Project content onto the most complex three-dimensional projection objects using d3’s brand new Projector Simulation toolkit. Explore a unique new way of boosting your creative freedom while saving time, money and expensive rendering time.
Place out a virtual projector in the corresponding position as the physical one, type in the lens values and aim it at the same point as the real one. Now, whatever the virtual projector can see within it’s field-of-view, i.e. graphics applied onto video screens (of any shape) gets sent out as video information to the physical projectors. To line up the content, just match the virtual projector to the physical projector using the Manual or the Automatic Calibration Lineup process described below.

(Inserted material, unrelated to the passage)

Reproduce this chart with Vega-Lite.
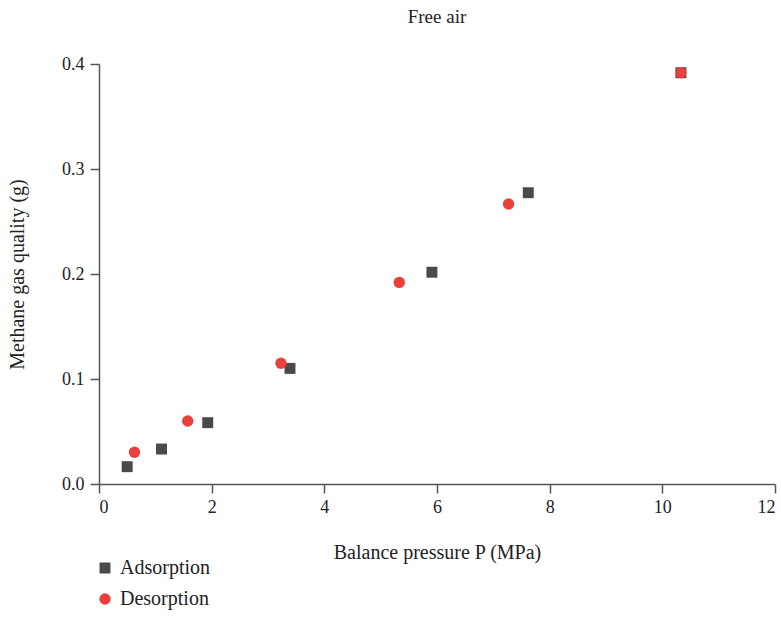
{
  "$schema": "https://vega.github.io/schema/vega-lite/v6.json",
  "autosize": {"type": "none"},
  "width": 676,
  "height": 420,
  "padding": {"left": 99, "top": 64, "right": 6, "bottom": 156},
  "background": "white",
  "title": {"text": "Free air", "font": "Liberation Serif, Times New Roman, serif", "fontSize": 19, "fontWeight": "normal", "color": "#222", "anchor": "middle", "offset": 28},
  "data": {"values": [
    {"series": "Adsorption", "P": 0.50, "m": 0.0165},
    {"series": "Adsorption", "P": 1.11, "m": 0.0333},
    {"series": "Adsorption", "P": 1.93, "m": 0.0584},
    {"series": "Adsorption", "P": 3.39, "m": 0.1101},
    {"series": "Adsorption", "P": 5.91, "m": 0.2017},
    {"series": "Adsorption", "P": 7.62, "m": 0.2774},
    {"series": "Adsorption", "P": 10.33, "m": 0.3917},
    {"series": "Desorption", "P": 0.63, "m": 0.0302},
    {"series": "Desorption", "P": 1.575, "m": 0.060},
    {"series": "Desorption", "P": 3.23, "m": 0.115},
    {"series": "Desorption", "P": 5.33, "m": 0.192},
    {"series": "Desorption", "P": 7.27, "m": 0.2667},
    {"series": "Desorption", "P": 10.33, "m": 0.3917}
  ]},
  "mark": {"type": "point", "filled": true, "opacity": 1},
  "encoding": {
    "x": {"field": "P", "type": "quantitative", "title": "Balance pressure P (MPa)",
      "scale": {"domain": [0, 12], "nice": false, "zero": false},
      "axis": {"values": [0, 2, 4, 6, 8, 10, 12], "grid": false, "format": "d", "labelPadding": 5, "titlePadding": 26}},
    "y": {"field": "m", "type": "quantitative", "title": "Methane gas quality (g)",
      "scale": {"domain": [0, 0.4], "nice": false},
      "axis": {"values": [0, 0.1, 0.2, 0.3, 0.4], "grid": false, "format": ".1f", "labelPadding": 6, "titlePadding": 34}},
    "color": {"field": "series", "type": "nominal", "scale": {"domain": ["Adsorption", "Desorption"], "range": ["#4a4a4a", "#e8413b"]},
      "legend": {"title": null, "orient": "none", "legendX": -4, "legendY": 494, "direction": "vertical", "rowPadding": 11, "labelFont": "Liberation Serif, Times New Roman, serif", "labelFontSize": 20, "labelColor": "#222", "symbolSize": 130, "labelOffset": 5}},
    "shape": {"field": "series", "type": "nominal", "scale": {"domain": ["Adsorption", "Desorption"], "range": ["square", "circle"]}, "legend": null},
    "size": {"field": "series", "type": "nominal", "scale": {"domain": ["Adsorption", "Desorption"], "range": [120, 130]}, "legend": null}
  },
  "config": {
    "view": {"stroke": null},
    "axis": {
      "domainColor": "#555", "domainWidth": 1.5, "tickColor": "#555", "tickWidth": 1.5, "tickSize": 9,
      "labelFont": "Liberation Serif, Times New Roman, serif", "labelFontSize": 18, "labelColor": "#222",
      "titleFont": "Liberation Serif, Times New Roman, serif", "titleFontSize": 20, "titleFontWeight": "normal", "titleColor": "#222"
    }
  }
}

Using this unique approach, the content creator just has to focus on making content that looks good on the 3d model inside d3, instead of making content based on where the physical projectors are positioned. Doing so avoids time-consuming and expensive re-rendering of content just because a physical projector has been moved from its intended position. Further to that, as d3 is based on a 3D environment (just as the real world!) your video output don’t have to get distorted at all by warping pixels – the virtual projectors take care of all that. But of course, if any warping is neeeded, we have tools for that.
To start the manual lineup, let d3 auto-generate a lineup pattern for you based on the 3d mesh used for the projection object, then, tweak the position, the rotation and the lens value of the virtual projector to perfectly match the corresponding values of the real projector. It shouldn’t take you more than 10 minutes to line a virtual projector up.
Bom, your virtual world just became real.
Generate between 5-15 virtual reference points and snap them to the 3d projection object inside d3. In the output, just snap the virtual reference points to the corresponding physical positions and with one click let d3 automatically line up your output perfectly to the projection object. No warp needed.
Warp the output
In cases where the projection surface doesn’t match the 3D model you have, d3 provides a number of powerful warping tools to allow you to compensate manually.
Apply a 4-point feedwarp onto the an output to achieve the same effect as applying keystoning.
Drag in 9 points to tweak in your lineup. Change the bias, straightness and pinch of your warping points.
Add as many warping points you’d like for lining up local areas of the output.
d3 automatically generates warping points based on every vertex point of your 3d object your working with. To locally compensate for in-accuracies between the 3d model and the real object, drag in the mesh points to perfectly line the content up.
Reference to other projector
If you have two projectors close to each other, they may have different outputs generated from the corresponding virtual projectors, but they do may share the same feedwarp. Therefore, apply the same feedwarp on projector B as on projector A using the ‘Reference to other projector’ feature.
Blend and mask
d3 lets you create your own custom texture to blend and mask outputs between each other. Create as many points you want in the and configure yourself what gamma level of and level of gradient you need to achieve the perfect blend between your projector outputs.